Cuando visité los territorios ocupados palestinos en 2004, los edificios agrietados, hundidos sobre sus cimientos, sacudidos por la artillería israelí, o las instalaciones agrícolas convertidas en chatarra por los buldóceres alrededor de los muros de un asentamiento, me hicieron pensar en el surrealismo, en paisajes oníricos que te arrancan a la fuerza de la realidad.

He rememorado esas sensaciones leyendo Barrio Venecia, una novela desguace donde lo desechado se intenta recuperar, como el padre del protagonista, para darle un nuevo uso, con la convicción de que tampoco servirá para nada. Las piezas recuperadas, sin embargo, generarán la ilusión de un deseo satisfecho.

Barrio Venecia se encuadra dentro del proyecto Episodios Nacionales de la editorial Lengua de trapo, y a mí se me hace muy difícil asociar el concepto “Nación” a un mosaico (cuadro cubista a veces pienso) de experiencias de formación que más bien recuerdan a las del personaje ballardiano atrapado en una isla de cemento sin poder escapar, o a El Angel Exterminador de Buñuel (otra vez surrealismo y ciencia ficción).

Todo lo que cuenta Alberto Santamaría en su novela es una prueba irrefutable de su éxito, y a la vez una prueba irrefutable de su fracaso. “No me interesan las historias de la clase obrera ni me interesa el obrerismo. Lo único que me interesa es huir” afirma. Tal vez por eso triunfa y fracasa al escribir la más obrerista de las novelas, una historia de personas de clase obrera que lo son, como todas, por obligación, porque no tienen más remedio, porque algo a lo que no tienen acceso, una fuerza que desconocen, oculta, invisible, les ha colocado ahí, en uno de esos mundos perdidos, aislados, cerrados sobre sí mismos.
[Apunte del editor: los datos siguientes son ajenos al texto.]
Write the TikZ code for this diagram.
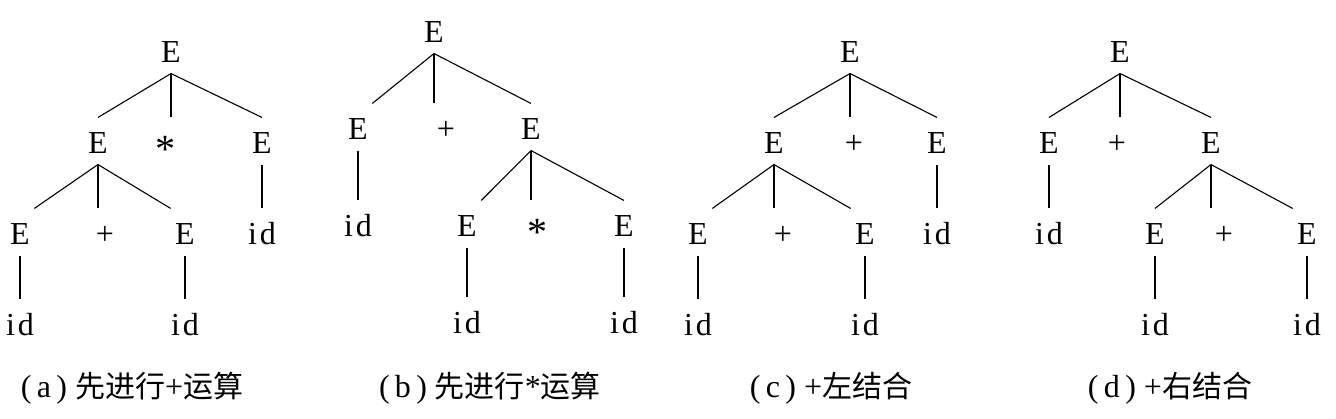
\documentclass[tikz,border=0pt]{standalone}
\usepackage{fontspec}
\setmainfont{Liberation Serif}
\newfontfamily\cjk{Noto Sans CJK SC}
\newcommand\zh[1]{{\cjk\fontsize{30}{36}\selectfont #1}}
\newcommand\idt{i\kern3pt d}
\newcommand\mulop{\raisebox{-9pt}{\fontsize{40}{40}\selectfont *}}
\begin{document}
\begin{tikzpicture}[x=1pt, y=-1pt, node distance=91pt, line width=1.1pt,
    main/.style = {font=\fontsize{32}{38}\selectfont, text height=32pt, text depth=6pt, inner sep=4pt},
    subcap/.style = {font=\fontsize{32}{38}\selectfont, anchor=base}]
    \useasboundingbox (0,0) rectangle (1336,419);

    \node[main] (a1) at (171,50) {E};
    \node[main] (a2) [below of=a1, xshift=-73pt] {E};
    \node[main] (a3) [below of=a1, xshift=-6pt] {\mulop};
    \node[main] (a4) [below of=a1, xshift=91pt] {E};
    \node[main] (a5) [below of=a2, xshift=-78pt] {E};
    \node[main] (a6) [below of=a2, xshift=7pt] {+};
    \node[main] (a7) [below of=a2, xshift=87pt] {E};
    \node[main] (a8) [below of=a4] {\idt};
    \node[main] (a9) [below of=a5] {\idt};
    \node[main] (a10) [below of=a7] {\idt};
    \node[subcap] (ca) at (132,398) {(\,a\,)\ \zh{先进行}+\zh{运算}};

    \draw (a1.south) -- (a2.north);
    \draw (a1.south) -- (a1.south |- a3.north);
    \draw (a1.south) -- (a4.north);
    \draw (a2.south) -- (a5.north east);
    \draw (a2.south) -- (a2.south |- a6.north);
    \draw (a2.south) -- (a7.north west);
    \draw (a4.south) -- (a8.north);
    \draw (a5.south) -- (a9.north);
    \draw (a7.south) -- (a10.north);

    \begin{scope}[node distance=97pt]
    \node[main] (b1) at (434,30) {E};
    \node[main] (b2) [below of=b1, xshift=-76pt] {E};
    \node[main] (b3) [below of=b1, xshift=12pt] {+};
    \node[main] (b4) [below of=b1, xshift=97pt] {E};
    \node[main] (b5) [below of=b2] {\idt};
    \node[main] (b6) [below of=b4, xshift=-64pt] {E};
    \node[main] (b7) [below of=b4, xshift=6pt] {\mulop};
    \node[main] (b8) [below of=b4, xshift=93pt] {E};
    \node[main] (b9) [below of=b6] {\idt};
    \node[main] (b10) [below of=b8] {\idt};
    \end{scope}
    \node[subcap] (cb) at (490,398) {(\,b\,)\ \zh{先进行}*\zh{运算}};

    \draw (b1.south) -- (b2.north east);
    \draw (b1.south) -- (b1.south |- b3.north);
    \draw (b1.south) -- (b4.north);
    \draw (b2.south) -- (b5.north);
    \draw (b4.south) -- (b6.north east);
    \draw (b4.south) -- (b4.south |- b7.north);
    \draw (b4.south) -- (b8.north);
    \draw (b6.south) -- (b9.north);
    \draw (b8.south) -- (b10.north);

    \node[main] (c1) at (850,50) {E};
    \node[main] (c2) [below of=c1, xshift=-76pt] {E};
    \node[main] (c3) [below of=c1, xshift=4pt] {+};
    \node[main] (c4) [below of=c1, xshift=87pt] {E};
    \node[main] (c5) [below of=c2, xshift=-76pt] {E};
    \node[main] (c6) [below of=c2, xshift=9pt] {+};
    \node[main] (c7) [below of=c2, xshift=91pt] {E};
    \node[main] (c8) [below of=c4] {\idt};
    \node[main] (c9) [below of=c5] {\idt};
    \node[main] (c10) [below of=c7] {\idt};
    \node[subcap] (cc) at (831,398) {(\,c\,)\ +\zh{左结合}};

    \draw (c1.south) -- (c2.north);
    \draw (c1.south) -- (c1.south |- c3.north);
    \draw (c1.south) -- (c4.north);
    \draw (c2.south) -- (c5.north east);
    \draw (c2.south) -- (c2.south |- c6.north);
    \draw (c2.south) -- (c7.north west);
    \draw (c4.south) -- (c8.north);
    \draw (c5.south) -- (c9.north);
    \draw (c7.south) -- (c10.north);

    \node[main] (d1) at (1120,50) {E};
    \node[main] (d2) [below of=d1, xshift=-71pt] {E};
    \node[main] (d3) [below of=d1, xshift=-3pt] {+};
    \node[main] (d4) [below of=d1, xshift=91pt] {E};
    \node[main] (d5) [below of=d2] {\idt};
    \node[main] (d6) [below of=d4, xshift=-56pt] {E};
    \node[main] (d7) [below of=d4, xshift=13pt] {+};
    \node[main] (d8) [below of=d4, xshift=96pt] {E};
    \node[main] (d9) [below of=d6] {\idt};
    \node[main] (d10) [below of=d8] {\idt};
    \node[subcap] (cd) at (1170,398) {(\,d\,)\ +\zh{右结合}};

    \draw (d1.south) -- (d2.north);
    \draw (d1.south) -- (d1.south |- d3.north);
    \draw (d1.south) -- (d4.north);
    \draw (d2.south) -- (d5.north);
    \draw (d4.south) -- (d6.north);
    \draw (d4.south) -- (d4.south |- d7.north);
    \draw (d4.south) -- (d8.north west);
    \draw (d6.south) -- (d9.north);
    \draw (d8.south) -- (d10.north);

\end{tikzpicture}
\end{document}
Por eso, por más que insiste el autor en incluir referencias a la época, al año concreto, a la edad de los personajes, a través incluso de acontecimientos históricos debidamente documentados, Barrio Venecia se lee como una novela sin tiempo ni lugar. ¿O no sabemos todos que Venecia no es un barrio sino una ciudad de Italia, posiblemente la ciudad menos obrera del mundo? ¿No es la inundación del barrio, construido sobre unos cenagales, por la agitación del Cantábrico, un eco de la crisis climática actual? El mundo no se hunde ahora, parece decirnos el autor, se lleva hundiendo mucho tiempo, décadas incluso, sino siglos, por la acción de quienes le dan forma a su antojo e interés.

Barrio Venecia ocurre en cualquier lugar y en cualquier momento porque responde a la esencia de lo que significa ser de clase obrera: haber llegado a la fuerza, no desear otra cosa que escapar. Ahí reside la gran victoria del capitalismo, pues si dejamos de sentirnos de clase obrera, automáticamente sustituimos nuestro deseo de huida por otros más convenientes para el negocio. Novelas como Barrio Venecia, y perdón por el atrevimiento, no contribuyen en nada a la construcción de un relato sobre la “Nación”, pues trascienden toda frontera para adentrarse en los confines de la consciencia y reivindicarla, incluso, si realmente es el caso, a su pesar. Leedla.